News and features from GCU Journalism Students

Glasgow-based charity scoops major national award

3 min read

Amma Birth Companions was chosen as one of 10 winners of the 2024 GSK IMPACT Awards having been selected from over 500 UK charities.

The charity was recognised for its work to improve the health, wellbeing, and birthing experiences of pregnant women from vulnerable backgrounds, including refugees and asylum seekers.

The organisation impressed judges by its impact that it has achieved in a small time by identifying a gap in suitable birthing support for vulnerable women.

CEO of Amma Birth Companions, Maree Aldam, said: “It’s been a really rigorous, quite challenging, judging process that we’ve been through so to be recognised along with the other winners of the impact award is really special for us.”

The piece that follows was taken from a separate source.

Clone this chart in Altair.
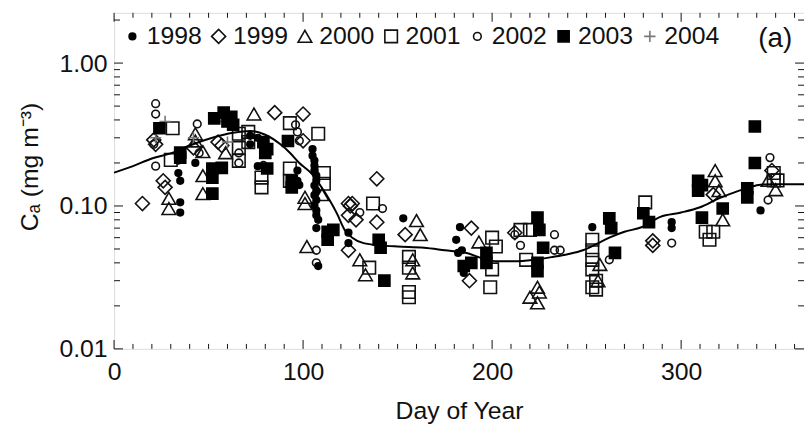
import altair as alt
import pandas as pd

years = ["1998", "1999", "2000", "2001", "2002", "2003", "2004"]

day_1998 = [34, 35, 35, 35, 34, 43, 72, 72, 76, 81, 76, 97, 97, 98, 105, 105, 106, 106, 106, 107,
            107, 106, 107, 106, 107, 106, 107, 107, 108, 107, 108, 124, 124, 153, 183, 181, 184, 185, 185, 182,
            253, 295, 295, 342]
ca_1998 = [0.17, 0.15, 0.106, 0.09, 0.208, 0.20, 0.31, 0.27, 0.30, 0.25, 0.19, 0.177, 0.15, 0.14, 0.25, 0.225, 0.208, 0.192, 0.177, 0.163,
           0.151, 0.139, 0.128, 0.119, 0.11, 0.101, 0.093, 0.086, 0.08, 0.07, 0.038, 0.065, 0.055, 0.082, 0.071, 0.058, 0.049, 0.039, 0.034, 0.047,
           0.071, 0.077, 0.07, 0.093]

day_1999 = [15, 21, 22, 26, 27, 42, 55, 57, 85, 100, 100, 124, 126, 124, 139, 139, 125, 128, 124, 154,
            189, 188, 212, 285, 285, 317, 348]
ca_1999 = [0.104, 0.29, 0.27, 0.15, 0.135, 0.255, 0.28, 0.265, 0.45, 0.44, 0.286, 0.104, 0.104, 0.086, 0.155, 0.077, 0.10, 0.08, 0.049, 0.063,
           0.07, 0.03, 0.065, 0.053, 0.057, 0.12, 0.177]

day_2000 = [29, 29, 43, 43, 47, 47, 47, 59, 74, 101, 101, 102, 110, 130, 133, 160, 162, 158, 158, 193,
            224, 220, 224, 257, 256, 318, 318, 320, 322, 346, 350, 225]
ca_2000 = [0.113, 0.096, 0.32, 0.285, 0.24, 0.163, 0.122, 0.236, 0.44, 0.115, 0.104, 0.052, 0.12, 0.042, 0.033, 0.079, 0.063, 0.042, 0.034, 0.056,
           0.027, 0.023, 0.021, 0.039, 0.03, 0.177, 0.15, 0.128, 0.08, 0.151, 0.13, 0.025]

day_2001 = [31, 30, 66, 66, 66, 71, 71, 78, 78, 93, 93, 93, 108, 111, 111, 137, 135, 156, 156, 156,
            156, 200, 202, 199, 200, 215, 220, 218, 253, 253, 253, 253, 253, 255, 255, 281, 313, 315, 317, 349,
            349, 351]
ca_2001 = [0.35, 0.21, 0.32, 0.255, 0.207, 0.33, 0.28, 0.158, 0.135, 0.38, 0.183, 0.15, 0.32, 0.17, 0.143, 0.104, 0.037, 0.044, 0.037, 0.025,
           0.023, 0.06, 0.052, 0.027, 0.036, 0.068, 0.068, 0.042, 0.058, 0.049, 0.042, 0.036, 0.027, 0.03, 0.026, 0.106, 0.066, 0.058, 0.066, 0.17,
           0.151, 0.151]

day_2002 = [22, 22, 22, 21, 44, 45, 66, 66, 96, 97, 98, 79, 107, 107, 142, 130, 212, 215, 233, 233,
            236, 262, 295, 347, 346]
ca_2002 = [0.52, 0.44, 0.19, 0.27, 0.375, 0.235, 0.235, 0.20, 0.37, 0.33, 0.286, 0.192, 0.049, 0.04, 0.096, 0.09, 0.063, 0.053, 0.063, 0.049,
           0.049, 0.042, 0.055, 0.218, 0.11]

day_2003 = [24, 35, 35, 53, 58, 60, 63, 62, 52, 57, 52, 52, 79, 80, 81, 81, 92, 94, 94, 113,
            116, 113, 140, 141, 143, 197, 197, 189, 185, 224, 225, 227, 224, 224, 262, 263, 265, 280, 283, 309,
            309, 311, 311, 322, 339, 339, 335, 335]
ca_2003 = [0.35, 0.236, 0.218, 0.41, 0.45, 0.39, 0.37, 0.42, 0.183, 0.185, 0.158, 0.122, 0.28, 0.235, 0.183, 0.25, 0.285, 0.15, 0.135, 0.066,
           0.068, 0.058, 0.058, 0.051, 0.03, 0.047, 0.04, 0.04, 0.038, 0.083, 0.068, 0.051, 0.04, 0.035, 0.082, 0.07, 0.047, 0.089, 0.077, 0.15,
           0.128, 0.14, 0.083, 0.096, 0.36, 0.20, 0.133, 0.115]

day_2004 = [27, 58, 22, 42, 60]
ca_2004 = [0.39, 0.39, 0.30, 0.30, 0.28]

curve_day = [0, 10, 20, 31, 40, 52, 63, 72, 80, 88, 93, 98, 104, 109, 114, 118, 122, 126, 132, 141,
             150, 164, 175, 186, 195, 203, 212, 222, 232, 240, 248, 255, 262, 270, 279, 289, 300, 310, 320, 330,
             336, 342, 350, 365]
curve_ca = [0.171, 0.19, 0.215, 0.236, 0.265, 0.30, 0.325, 0.335, 0.315, 0.27, 0.236, 0.20, 0.171, 0.14, 0.11, 0.088, 0.068, 0.06, 0.055, 0.053,
            0.052, 0.051, 0.049, 0.047, 0.043, 0.041, 0.041, 0.042, 0.044, 0.046, 0.049, 0.054, 0.06, 0.066, 0.071, 0.084, 0.09, 0.098, 0.113, 0.127,
            0.135, 0.141, 0.142, 0.142]

y_major = [0.01, 0.1, 1.0]
y_minor = [0.02, 0.03, 0.04, 0.05, 0.06, 0.07, 0.08, 0.09,
           0.2, 0.3, 0.4, 0.5, 0.6, 0.7, 0.8, 0.9, 2.0]
x_major = [0, 100, 200, 300]
x_minor = [10, 20, 30, 40, 50, 60, 70, 80, 90, 110, 120, 130, 140, 150, 160, 170, 180, 190,
           210, 220, 230, 240, 250, 260, 270, 280, 290, 310, 320, 330, 340, 350, 360]

shapes = ["circle", "diamond", "triangle-up", "square", "circle", "square", "M-1,0L1,0M0,-1L0,1"]
fills = ["#000000", "transparent", "transparent", "transparent", "transparent", "#000000", "transparent"]
strokes = ["#000000", "#111111", "#111111", "#111111", "#111111", "#000000", "#777777"]
sizes = [45, 200, 190, 160, 60, 125, 130]

# ---- tables ----
series = {
    "1999": (day_1999, ca_1999), "2000": (day_2000, ca_2000), "2001": (day_2001, ca_2001),
    "2002": (day_2002, ca_2002), "2004": (day_2004, ca_2004),
    "1998": (day_1998, ca_1998), "2003": (day_2003, ca_2003),
}
rows = []
for yr, (ds, cs) in series.items():
    for d, c in zip(ds, cs):
        rows.append({"day": d, "ca": c, "year": yr})
df = pd.DataFrame(rows)
curve_df = pd.DataFrame({"day": curve_day, "ca": curve_ca})
ymaj_df = pd.DataFrame({"ca": y_major})
ymin_df = pd.DataFrame({"ca": y_minor})
xmaj_df = pd.DataFrame({"day": x_major})
xmin_df = pd.DataFrame({"day": x_minor})

W, H = 696, 339
FONT = "Liberation Sans"
INK = "#111111"

x_scale = alt.Scale(domain=[0, 365], nice=False, zero=False)
y_scale = alt.Scale(type="log", domain=[0.01, 2.247], nice=False)

x_axis = alt.Axis(values=x_major, title="Day of Year", ticks=False, domain=False, grid=False,
                  labelFontSize=25, labelFont=FONT, labelColor=INK, labelPadding=11, labelFlush=False,
                  titleFontSize=25, titleFont=FONT, titleColor=INK, titleFontWeight="normal",
                  titleBaseline="middle", titleY=62)
y_axis = alt.Axis(values=y_major, format=".2f", title="Cₐ (mg m⁻³)", ticks=False, domain=False,
                  grid=False, labelFontSize=25, labelFont=FONT, labelColor=INK, labelPadding=7,
                  labelFlush=False,
                  titleFontSize=25, titleFont=FONT, titleColor=INK, titleFontWeight="normal",
                  titleBaseline="middle", titleX=-85, titleY=155)

X = alt.X("day:Q", scale=x_scale, axis=x_axis, title="Day of Year")
Y = alt.Y("ca:Q", scale=y_scale, axis=y_axis, title="Cₐ (mg m⁻³)")

leg = alt.Legend(title=None, orient="none", legendX=6, legendY=11, direction="horizontal",
                 columns=7, columnPadding=4, labelFontSize=25, labelFont=FONT, labelColor=INK,
                 labelOffset=2, symbolStrokeWidth=1.6, padding=0, rowPadding=0)

points = alt.Chart(df).mark_point(opacity=1, strokeWidth=1.6, filled=False).encode(
    x=X, y=Y,
    shape=alt.Shape("year:N", scale=alt.Scale(domain=years, range=shapes), legend=leg),
    fill=alt.Fill("year:N", scale=alt.Scale(domain=years, range=fills), legend=leg),
    stroke=alt.Stroke("year:N", scale=alt.Scale(domain=years, range=strokes), legend=leg),
    size=alt.Size("year:N", scale=alt.Scale(type="ordinal", domain=years, range=sizes), legend=leg),
)

curve = alt.Chart(curve_df).mark_line(color="#000000", strokeWidth=2, interpolate="monotone").encode(
    x=X, y=Y)

def yticks(data, a, b):
    return alt.Chart(data).mark_rule(color=INK, strokeWidth=1).encode(
        y=Y, x=alt.value(a), x2=alt.value(b))

def xticks(data, a, b):
    return alt.Chart(data).mark_rule(color=INK, strokeWidth=1).encode(
        x=X, y=alt.value(a), y2=alt.value(b))

ticks = [
    yticks(ymaj_df, 0, 9), yticks(ymin_df, 0, 6),
    yticks(ymaj_df, W - 9, W), yticks(ymin_df, W - 6, W),
    xticks(xmaj_df, H - 9, H), xticks(xmin_df, H - 5, H),
    xticks(xmaj_df, 0, 9), xticks(xmin_df, 0, 5),
]

label = alt.Chart(pd.DataFrame({"t": ["(a)"]})).mark_text(
    fontSize=28, font=FONT, color=INK, align="center", baseline="middle").encode(
    x=alt.value(667), y=alt.value(26), text="t:N")

chart = alt.layer(points, curve, *ticks, label).properties(
    width=W, height=H,
    autosize=alt.AutoSizeParams(type="none"),
    padding={"left": 107, "top": 3, "right": 0, "bottom": 85},
).configure_view(stroke=INK, strokeWidth=1.2).configure(background="white")

chart.save("out.html", embed_options={"renderer": "svg", "actions": False})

Amma Birth Companions CEO, Maree Aldam, on what it means to the charity to receive the 2024 GSK IMPACT Award

As one of the 10 award winners, Amma Birth Companions will receive £40,000 in unrestricted funding. Maree Aldam added: “The funding is just so very welcome. Us, at Amma, like so many other charities, are finding the fundraising landscape increasingly difficult with the cost of living crisis and the various other challenges that we are seeing at the moment.

“So this funding is extremely welcome. It will go a long way towards helping us to run the main services that we run. One of the main things that we do is to offer companionship during pregnancy, birth and postnatal period. So we train cohorts of volunteers to deliver that kind of support to clients.

“We also have our own perinatal team so we have got a team of four who support the clients directly.”

The charity was formed in 2019 and since then has provided care, information and support to many women and birthing people who have faced, or are facing, vulnerable circumstances.

The care, information and support that they receive means that they do not face poor birth outcomes and do not have to face childbirth alone.

A lot of the people that the charity supports are seeking asylum or have insecure immigration status. Research shows that maternal mortality rates amongst women from Black or Asian ethnic backgrounds are significantly higher than they are for white women.

Ms Aldam said: “Many of the clients are in the asylum process or have refugee status, or other insecure immigration status.

“We are regularly blown away by the resilience of people who have challenging situations that they have faced, many having had experiences of trauma.

“I think having the support of an organisation such as ours and being able to believe in people and to get the kind of support that they need, in what is one of the most challenging periods that they will go through in their life, is really important.”

The award is just recognition for the fantastic work that Amma Birth Companions does in supporting vulnerable women in Glasgow and shaping government policy.

It will allow the charity to continue its vital work and grow to help more vulnerable people in society.